### [Goal of the exercise]
The listing below begins with the first line you should copy; stop after the line containing "from matplotlib import font_manager", and drop every picture.

### [Recorded data]
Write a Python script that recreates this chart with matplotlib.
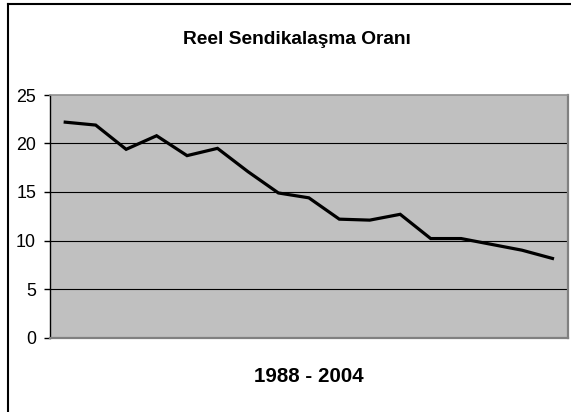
import matplotlib
matplotlib.use("Agg")
import matplotlib.pyplot as plt
from matplotlib.lines import Line2D
from matplotlib import font_manager

years = list(range(1988, 2005))
rates = [22.2, 21.9, 19.4, 20.8, 18.75, 19.5, 17.1, 14.9, 14.4, 12.2, 12.1, 12.7, 10.2, 10.2, 9.6, 9.0, 8.15]
yticks = [0, 5, 10, 15, 20, 25]
title = "Reel Sendikalaşma Oranı"
xlabel = "1988 - 2004"

names = {f.name for f in font_manager.fontManager.ttflist}
fam = ["Liberation Sans Narrow", "Liberation Sans", "DejaVu Sans"]
fam = [f for f in fam if f in names] or ["DejaVu Sans"]
plt.rcParams['font.family'] = fam
narrow = fam[0] == "Liberation Sans Narrow"
k = 1.0 if narrow else 0.92

W, H = 571, 412
fig = plt.figure(figsize=(W / 100, H / 100), dpi=100)
ax = fig.add_axes([50 / W, 1 - 337.5 / H, (567.7 - 50) / W, (337.5 - 95) / H])
ax.set_facecolor("#C0C0C0")

x = list(range(len(years)))
ax.plot(x, rates, color="black", lw=2.3, solid_joinstyle="miter", zorder=3)
ax.set_xlim(-0.5, len(years) - 0.5)
ax.set_ylim(0, 25)
ax.set_yticks(yticks)
ax.set_yticklabels([str(v) for v in yticks], fontsize=14 * k)
ax.set_xticks([])
for v in yticks[1:-1]:
    ax.axhline(v, color="black", lw=0.8, zorder=1)

ax.spines["top"].set_color("#909090")
ax.spines["top"].set_linewidth(1.2)
for s in ["right", "bottom"]:
    ax.spines[s].set_color("#808080")
    ax.spines[s].set_linewidth(1.6)
ax.spines["left"].set_color("black")
ax.spines["left"].set_linewidth(1.0)
ax.tick_params(axis="y", direction="out", length=4, width=1, pad=6, colors="black")

fig.text(297 / W, 1 - 39 / H, title, ha="center", va="center", fontsize=15 * k, fontweight="bold")
fig.text(308.6 / W, 1 - 377 / H, xlabel, ha="center", va="center", fontsize=16 * k, fontweight="bold")

# outer chart frame (cut at right and bottom)
fig.add_artist(Line2D([7.5 / W, 7.5 / W], [0, 1 - 3.5 / H], color="black", lw=1.5, transform=fig.transFigure))
fig.add_artist(Line2D([7.5 / W, 1], [1 - 3.5 / H, 1 - 3.5 / H], color="black", lw=1.5, transform=fig.transFigure))

fig.savefig("out.png", dpi=100)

### [Written answer]
Write a Python script that recreates this chart with matplotlib.
import matplotlib
matplotlib.use("Agg")
import matplotlib.pyplot as plt
from matplotlib.lines import Line2D
from matplotlib import font_manager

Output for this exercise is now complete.